Transcriptomic Signatures of Neuronally Derived Extracellular Vesicles Reveal the Presence of Olfactory Receptors in Clinical Samples from Traumatic Brain Injury Patients

Abstract

Traumatic brain injury (TBI) is defined as an injury to the brain by external forces which can lead to cellular damage and the disruption of normal central nervous system functions. The recently approved blood-based biomarkers GFAP and UCH-L1 can only detect injuries which are detectable on CT, and are not sensitive enough to diagnose milder injuries or concussion. Exosomes are small microvesicles which are released from the cell as a part of extracellular communication in normal as well as diseased states. The objective of this study was to identify the messenger RNA content of the exosomes released by injured neurons to identify new potential blood-based biomarkers for TBI. Human severe traumatic brain injury samples were used for this study. RNA was isolated from neuronal exosomes and total transcriptomic sequencing was performed. RNA sequencing data from neuronal exosomes isolated from serum showed mRNA transcripts of several neuronal genes. In particular, mRNAs of several olfactory receptor genes were present at elevated concentrations in the neuronal exosomes. Some of these genes were OR10A6, OR14A2, OR6F1, OR1B1, and OR1L1. RNA sequencing data from exosomes isolated from CSF showed a similar elevation of these olfactory receptors. We further validated the expression of these samples in serum samples of mild TBI patients, and a similar up-regulation of these olfactory receptors was observed. The data from these experiments suggest that damage to the neurons in the olfactory neuroepithelium as well as in the brain following a TBI may cause the release of mRNA from these receptors in the exosomes. Hence, olfactory receptors can be further explored as biomarkers for the diagnosis of TBI.

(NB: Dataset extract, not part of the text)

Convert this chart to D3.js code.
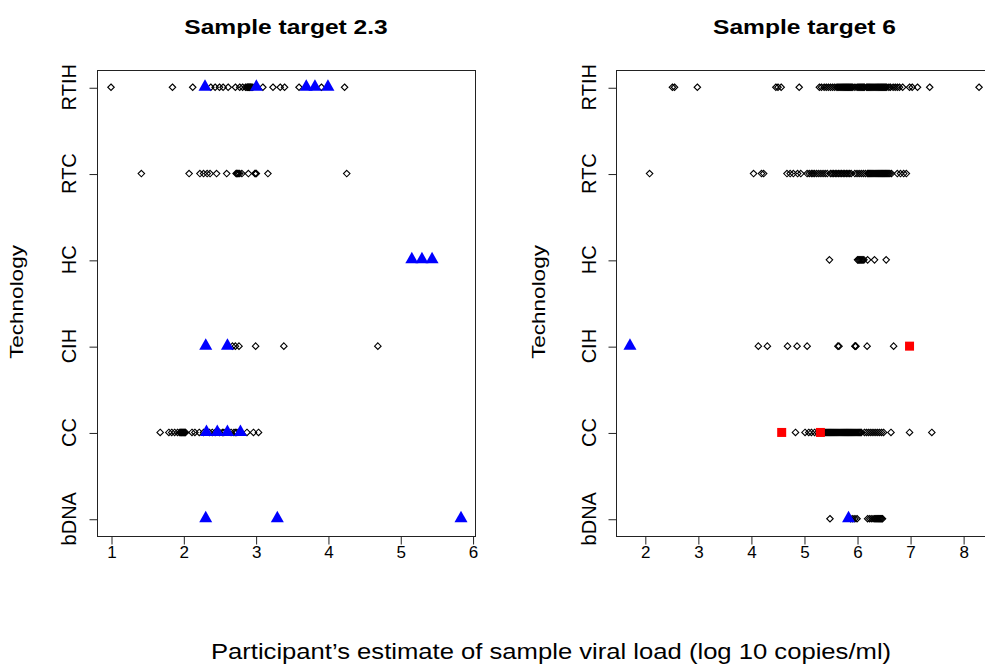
<!DOCTYPE html>
<html>
<head>
<meta charset="utf-8">
<script src="https://cdn.jsdelivr.net/npm/d3@7"></script>
<style>
  html, body { margin: 0; padding: 0; background: #fff; overflow: hidden; }
  svg { display: block; font-family: "Liberation Sans", Arial, Helvetica, sans-serif; }
</style>
</head>
<body>
<svg id="chart" width="985" height="664"></svg>
<script>
// Technologies, bottom to top on the y axis
const technologies = ["bDNA", "CC", "CIH", "HC", "RTC", "RTIH"];

// Panel 1: sample target 2.3 (log10 copies/ml)
const t23Ticks = [1, 2, 3, 4, 5, 6];
const t23Diamonds = {
  RTIH: [1.00, 1.85, 2.13, 2.38, 2.44, 2.50, 2.55, 2.62, 2.72, 2.78, 2.82, 2.86, 2.88, 2.89, 2.90, 2.91, 2.92, 2.93, 2.94, 2.96, 3.10, 3.24, 3.34, 3.40, 3.60, 3.91, 4.23],
  RTC: [1.42, 2.08, 2.23, 2.28, 2.33, 2.37, 2.46, 2.60, 2.73, 2.74, 2.75, 2.76, 2.78, 2.81, 2.90, 2.99, 3.00, 3.01, 3.17, 4.26],
  HC: [],
  CIH: [2.68, 2.72, 2.77, 3.00, 3.39, 4.69],
  CC: [1.68, 1.80, 1.84, 1.88, 1.92, 1.95, 1.96, 1.97, 1.98, 1.99, 2.00, 2.01, 2.02, 2.03, 2.12, 2.16, 2.22, 2.28, 2.36, 2.40, 2.44, 2.50, 2.54, 2.56, 2.66, 2.70, 2.72, 2.74, 2.88, 2.97, 3.04],
  bDNA: []
};
const t23Triangles = {
  RTIH: [2.30, 3.01, 3.70, 3.82, 4.00],
  RTC: [],
  HC: [5.16, 5.30, 5.44],
  CIH: [2.31, 2.61],
  CC: [2.32, 2.47, 2.61, 2.79],
  bDNA: [2.31, 3.30, 5.84]
};
const t23Squares = { RTIH: [], RTC: [], HC: [], CIH: [], CC: [], bDNA: [] };

// Panel 2: sample target 6 (log10 copies/ml)
const t6Ticks = [2, 3, 4, 5, 6, 7, 8];
const t6Diamonds = {
  RTIH: [2.52, 2.56, 2.99, 4.47, 4.51, 4.57, 4.91, 5.29, 5.33, 5.38, 5.42, 5.46, 5.50, 5.54, 5.58,
         5.62, 5.64, 5.66, 5.68, 5.70, 5.72, 5.74, 5.76, 5.78, 5.80, 5.82, 5.84, 5.86, 5.88, 5.90, 5.92,
         5.96, 6.00, 6.02, 6.04, 6.06, 6.08, 6.10, 6.12, 6.14,
         6.18, 6.20, 6.22, 6.24, 6.26, 6.28, 6.30, 6.32, 6.34, 6.36, 6.38, 6.40, 6.42, 6.44, 6.46, 6.48, 6.50, 6.52, 6.54, 6.56,
         6.60, 6.63, 6.68, 6.72, 6.76, 6.80, 6.86, 6.99, 7.04, 7.14, 7.37, 8.30],
  RTC: [2.09, 4.05, 4.20, 4.24, 4.68, 4.74, 4.80, 4.88, 4.94, 5.06, 5.10, 5.14, 5.17, 5.20, 5.24, 5.28, 5.32, 5.36, 5.40, 5.44,
        5.50, 5.53, 5.56, 5.59, 5.62, 5.65, 5.68, 5.71, 5.74, 5.77, 5.80, 5.83, 5.86, 5.89, 5.96, 6.00, 6.04, 6.08, 6.12, 6.16,
        6.20, 6.22, 6.24, 6.26, 6.28, 6.30, 6.32, 6.34, 6.36, 6.38, 6.40, 6.42, 6.44, 6.46, 6.48, 6.50, 6.52, 6.54, 6.56, 6.58,
        6.60, 6.62, 6.65, 6.76, 6.82, 6.88, 6.93],
  HC: [5.48, 6.01, 6.03, 6.05, 6.07, 6.09, 6.11, 6.13, 6.20, 6.33, 6.55],
  CIH: [4.14, 4.31, 4.69, 4.87, 5.06, 5.64, 5.66, 5.96, 5.97, 5.98, 6.19, 6.69],
  CC: [4.84, 5.02, 5.09, 5.14, 5.20, 5.26, 5.32,
       5.36, 5.38, 5.40, 5.42, 5.44, 5.46, 5.48, 5.50, 5.52, 5.54, 5.56, 5.58, 5.60, 5.62, 5.64, 5.66, 5.68, 5.70, 5.72,
       5.74, 5.76, 5.78, 5.80, 5.82, 5.84, 5.86, 5.88, 5.90, 5.92, 5.94, 5.96, 5.98, 6.00, 6.02, 6.04, 6.06, 6.08,
       6.14, 6.18, 6.22, 6.26, 6.30, 6.34, 6.38, 6.42, 6.46, 6.50, 6.64, 6.99, 7.41],
  bDNA: [5.49, 5.88, 5.92, 5.96, 6.00, 6.20, 6.24, 6.28, 6.32, 6.34, 6.36, 6.38, 6.40, 6.42, 6.44, 6.46, 6.48]
};
const t6Triangles = { RTIH: [], RTC: [], HC: [], CIH: [1.72], CC: [], bDNA: [5.84] };
const t6Squares = { RTIH: [], RTC: [], HC: [], CIH: [6.99], CC: [4.58, 5.31], bDNA: [] };

const panelTitles = ["Sample target 2.3", "Sample target 6"];
const yTitle = "Technology";
const xTitle = "Participant\u2019s estimate of sample viral load (log 10 copies/ml)";

const svg = d3.select("#chart");

// Flatten a {technology: values} table into point records
function points(table) {
  const out = [];
  technologies.forEach(t => table[t].forEach(v => out.push({ tech: t, v: v })));
  return out;
}

// Axis limits padded by 4% of the data range on each side
function paddedDomain(tables) {
  const all = [];
  tables.forEach(tb => technologies.forEach(t => all.push(...tb[t])));
  const [lo, hi] = d3.extent(all);
  const pad = (hi - lo) * 0.04;
  return [lo - pad, hi + pad];
}

const panels = [
  { title: panelTitles[0], ticks: t23Ticks, diamonds: t23Diamonds, triangles: t23Triangles, squares: t23Squares,
    box: { x0: 97, x1: 475 }, yLabelX: 18, tickLabelX: 76 },
  { title: panelTitles[1], ticks: t6Ticks, diamonds: t6Diamonds, triangles: t6Triangles, squares: t6Squares,
    box: { x0: 616, x1: 993 }, yLabelX: 540, tickLabelX: 596 }
];

const boxTop = 70, boxBottom = 536;
const tickLen = 8;

panels.forEach(p => {
  const x = d3.scaleLinear()
    .domain(paddedDomain([p.diamonds, p.triangles, p.squares]))
    .range([p.box.x0, p.box.x1]);
  const y = d3.scaleLinear()
    .domain([0.8, technologies.length + 0.2])
    .range([boxBottom, boxTop]);
  const yPos = t => y(technologies.indexOf(t) + 1);

  const g = svg.append("g");

  // Plot frame
  g.append("rect")
    .attr("x", p.box.x0 + 0.5).attr("y", boxTop + 0.5)
    .attr("width", p.box.x1 - p.box.x0).attr("height", boxBottom - boxTop)
    .attr("fill", "none").attr("stroke", "#222").attr("stroke-width", 1);

  // Bottom axis
  const xAxis = d3.axisBottom(x).tickValues(p.ticks).tickSize(tickLen).tickPadding(1).tickFormat(d3.format("d"));
  const xg = g.append("g").attr("transform", `translate(0.5,${boxBottom + 0.5})`).call(xAxis);
  xg.select(".domain")
    .attr("d", `M${x(p.ticks[0])},0H${x(p.ticks[p.ticks.length - 1])}`)
    .attr("stroke", "#222");
  xg.selectAll(".tick line").attr("stroke", "#222");
  xg.selectAll(".tick text")
    .attr("font-family", "Liberation Sans, Arial, sans-serif")
    .attr("font-size", 17).attr("fill", "#000");

  // Left axis: ticks, then rotated category labels
  const yAxis = d3.axisLeft(y).tickValues(d3.range(1, technologies.length + 1)).tickSize(tickLen).tickFormat("");
  const yg = g.append("g").attr("transform", `translate(${p.box.x0 + 0.5},0.5)`).call(yAxis);
  yg.select(".domain")
    .attr("d", `M0,${y(1)}V${y(technologies.length)}`)
    .attr("stroke", "#222");
  yg.selectAll(".tick line").attr("stroke", "#222");

  g.selectAll(".techlabel").data(technologies).join("text")
    .attr("class", "techlabel")
    .attr("transform", t => `translate(${p.tickLabelX},${yPos(t)}) rotate(-90)`)
    .attr("text-anchor", "middle")
    .attr("font-size", 20)
    .attr("fill", "#000")
    .text(t => t);

  // Axis title on the left
  g.append("text")
    .attr("transform", `translate(${p.yLabelX + 5},${(boxTop + boxBottom) / 2 - 1}) rotate(-90) scale(1.25,1)`)
    .attr("text-anchor", "middle")
    .attr("font-size", 18)
    .text(yTitle);

  // Panel title
  g.append("text")
    .attr("transform", `translate(${(p.box.x0 + p.box.x1) / 2},34) scale(1.17,1)`)
    .attr("text-anchor", "middle")
    .attr("font-size", 21).attr("font-weight", "bold")
    .text(p.title);

  const marks = g.append("g");

  // Open diamonds
  marks.selectAll(".dia").data(points(p.diamonds)).join("path")
    .attr("class", "dia")
    .attr("d", d3.symbol(d3.symbolDiamond2 || d3.symbolDiamond, 27)())
    .attr("transform", d => `translate(${x(d.v)},${yPos(d.tech)})`)
    .attr("fill", "none").attr("stroke", "#000").attr("stroke-width", 1.1);

  // Filled blue triangles
  const tri = d3.line()([[0, -7], [6.5, 4.5], [-6.5, 4.5]]) + "Z";
  marks.selectAll(".tri").data(points(p.triangles)).join("path")
    .attr("class", "tri")
    .attr("d", tri)
    .attr("transform", d => `translate(${x(d.v)},${yPos(d.tech) - 1})`)
    .attr("fill", "#0000ff");

  // Filled red squares
  marks.selectAll(".sq").data(points(p.squares)).join("rect")
    .attr("class", "sq")
    .attr("x", d => x(d.v) - 4.5).attr("y", d => yPos(d.tech) - 4.5)
    .attr("width", 9).attr("height", 9)
    .attr("fill", "#ff0000");
});

// Shared x-axis title
svg.append("text")
  .attr("transform", "translate(551,659) scale(1.165,1)")
  .attr("text-anchor", "middle")
  .attr("font-size", 22)
  .text(xTitle);
</script>
</body>
</html>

Keywords: biomarkers; exosomes; traumatic brain injury.

Figure 1

Detection of EVs from serum samples (scale bar = 100 nm). (A) Electron microscopy image of samples after total EV isolation (B) Electron microscopy image of samples after neuronal EV isolation.

Figure 2

Differentially expressed mRNA. (A) Fold change against statistical significance. Red spots represent up-regulated genes with significant differential expression; blue spots are down-regulated genes; and gray spots are genes with non-differential expression. Dotted line represents the threshold for level of significance (p < 0.05) (B) Heat map of gene expression data from neuronally derived EVs. Heat plot depicts 99 differentially expressed mRNA genes. Each column represents one sample; each row represents one gene.

Figure 3

Bubble plots of KEGG and GO mRNA gene enrichment analysis. (A) KEGG analysis showing olfactory transduction pathway as highly enriched. (B) GO analysis showing olfactory receptor activity as one of the most significant.

Figure 4

Expression of olfactory receptor genes in sTBI and non-TBI control samples. (A) OR1L1 expression in sTBI and non-TBI controls (p = 0.0359, N = 5). (B) OR4C13 expression in sTBI and non-TBI controls (p = 0.0053, N = 5).

Figure 5

Expression of olfactory receptor genes OR1L1 and OR4C13. (A) OR1L1 expression in mTBI and non-TBI control samples (p < 0.001, N = 5). (B) OR4C13 expression in mTBI and non-TBI control samples (p < 0.001, N = 37 (mTBI), n = 10 (controls)).